En esa medida, Morales es un rehén de su entorno, que por eso ha devenido impune: no importan las barbaridades que cometan los ministros, igual siguen en sus puestos. El entorno aceita esta relación –comparable a la de las parejas tóxicas– predicando que: a) el caudillo es providencial e imprescindible; b) todo ataque externo a las camarillas en el poder es un ataque al gobierno en su conjunto y, sobre todo, al presidente; c) por tanto, todo ataque es una conspiración, un intento de “golpe de Estado”, incluso si los ejecutores son los aliados de antes (los movimientos sociales), pues hasta ellos actúan instrumentados por el imperio y buscan un “golpe blando”; y, entonces, d) para defender el poder del caudillo hay que mantener a las camarillas.
Por supuesto, este esquema político cierra la mente del presidente a toda posible autocrítica (o a la inversa: porque éste se opone a la autocrítica tal esquema político es posible).
La falta de autocrítica sistemática impide que el gobierno adopte una estrategia política-comunicacional moderna, racional, que le permita recuperar el terreno perdido. Por el contrario, el afirmar la verdad intangible del caudillo y su entorno lleva al gobierno a estrellarse más y más en contra de sus bases políticas.
El entorno ha quedado fuera de toda evaluación, suspendido en un limbo protector, con el argumento de que cualquier sanción en su contra contribuiría a la conspiración en marcha contra Morales. Increíblemente, nadie pagó políticamente la derrota en el referendo de febrero pasado. De este modo, involuntariamente, todo el desprestigio de los errores se carga sobre el propio presidente.
Este, sin embargo, no carece de culpa. Si su pensamiento fuera menos bipolar, menos confrontativo y, en última instancia, más sano y “bueno”, entonces podría darse cuenta de que el mundo entero no debe de estar en su contra sin que medie ninguna razón, por el puro deseo de echarlo del poder. Pero el pensamiento de Morales pertenece al tiempo de la guerra fría: lo ve todo en blanco y negro y no confía en nadie que no esté completamente dispuesto a obedecerlo.
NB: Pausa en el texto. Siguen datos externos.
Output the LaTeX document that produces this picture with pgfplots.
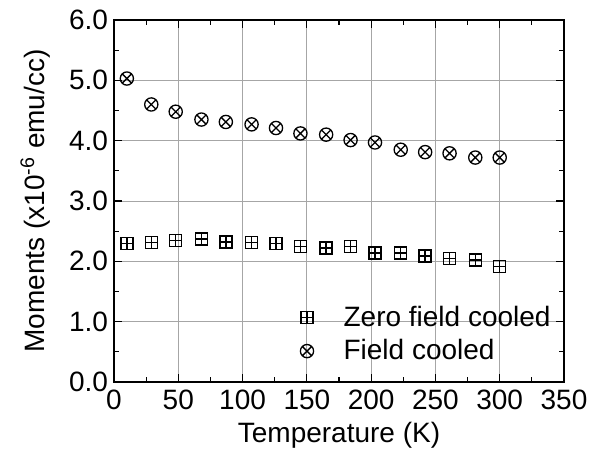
\documentclass[border=0pt]{standalone}
\usepackage{fontspec}
\setmainfont{Liberation Sans}
\usepackage{pgfplots}
\pgfplotsset{compat=1.18}
\pgfdeclareplotmark{squareplus}{%
  \pgfpathrectangle{\pgfqpoint{-\pgfplotmarksize}{-\pgfplotmarksize}}{\pgfqpoint{2\pgfplotmarksize}{2\pgfplotmarksize}}%
  \pgfpathmoveto{\pgfqpoint{-\pgfplotmarksize}{0pt}}\pgfpathlineto{\pgfqpoint{\pgfplotmarksize}{0pt}}%
  \pgfpathmoveto{\pgfqpoint{0pt}{-\pgfplotmarksize}}\pgfpathlineto{\pgfqpoint{0pt}{\pgfplotmarksize}}%
  \pgfusepathqstroke}
\begin{document}
\begin{tikzpicture}
\useasboundingbox (-57pt,-36.5pt) rectangle (241.5pt,191pt);
\begin{axis}[
  scale only axis,
  width=225pt, height=181pt,
  xmin=0, xmax=350, ymin=0, ymax=6,
  xtick={0,50,...,350},
  ytick={0,1,...,6},
  minor x tick num=1,
  minor y tick num=1,
  tick align=inside,
  major tick length=4pt,
  minor tick length=2.5pt,
  axis line style={line width=0.8pt},
  every tick/.style={black, line width=0.6pt},
  grid=major,
  major grid style={gray!70, line width=0.5pt},
  /pgf/number format/assume math mode=true,
  y tick label style={xshift=0.5pt},
  yticklabel={\pgfmathprintnumber[fixed, fixed zerofill, precision=1]{\tick}},
  ticklabel style={font=\fontsize{14}{16}\selectfont},
  x tick label style={yshift=-0.5pt},
  label style={font=\fontsize{14}{16}\selectfont},
  xlabel={Temperature (K)},
  ylabel={Moments (x10\textsuperscript{-6} emu/cc)},
  xlabel style={yshift=0.5pt},
  ylabel style={yshift=2.5pt},
  legend style={draw=none, fill=none, at={(rel axis cs:0.40,0.03)}, anchor=south west,
    font=\fontsize{14}{16}\selectfont, row sep=1pt},
  legend cell align=left,
]
\addplot[only marks, mark=squareplus, mark size=3pt, mark options={line width=0.65pt, black}] coordinates {
(10,2.30) (29,2.31) (48,2.35) (68,2.37) (87,2.32) (107,2.31) (126,2.30) (145,2.25)
(165,2.22) (184,2.25) (203,2.14) (223,2.14) (242,2.09) (261,2.05) (281,2.02) (300,1.92)
};
\addlegendentry{\hspace{13pt}Zero field cooled}
\addplot[only marks, mark=otimes, mark size=3.3pt, mark options={line width=0.65pt, black}] coordinates {
(10,5.03) (29,4.60) (48,4.48) (68,4.35) (87,4.31) (107,4.27) (126,4.21) (145,4.12)
(165,4.10) (184,4.01) (203,3.97) (223,3.85) (242,3.81) (261,3.79) (281,3.72) (300,3.72)
};
\addlegendentry{\hspace{13pt}Field cooled}
\end{axis}
\end{tikzpicture}
\end{document}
Y así es como ahora se entrega al juego con su entorno, desmintiendo el genio político que supuestamente lo llevó tan lejos.
A este paso, si todo sigue así, Evo terminará como otro de los caudillos oligarcas que ha habido en la historia boliviana: prisionero del palacio, delirante y odiado, teniendo que defenderse a sangre y fuego de sus enemigos, incapaz de gobernar, aunque todos los títulos le concedan este privilegio. En una situación similar, en suma, a la que hoy atraviesa Nicolás Maduro.
¿Hay salidas? Como resulta evidente del análisis que hemos hecho, algo aparentemente tan simple como un cambio de gabinete reviste hoy en Bolivia una importancia suprema. Solo si Morales se deshace de todas las camarillas que lo rodean y deja que el aire fresco de la crítica y la autocrítica entre por las ventanas cerradas a cal y canto de su oficina, tiene posibilidades de evitar el destino del “patriarca” imaginado/retratado por Gabriel García Márquez.
*Fernando Molina es periodista y escritor. Ganador del Premio Rey de España en periodismo.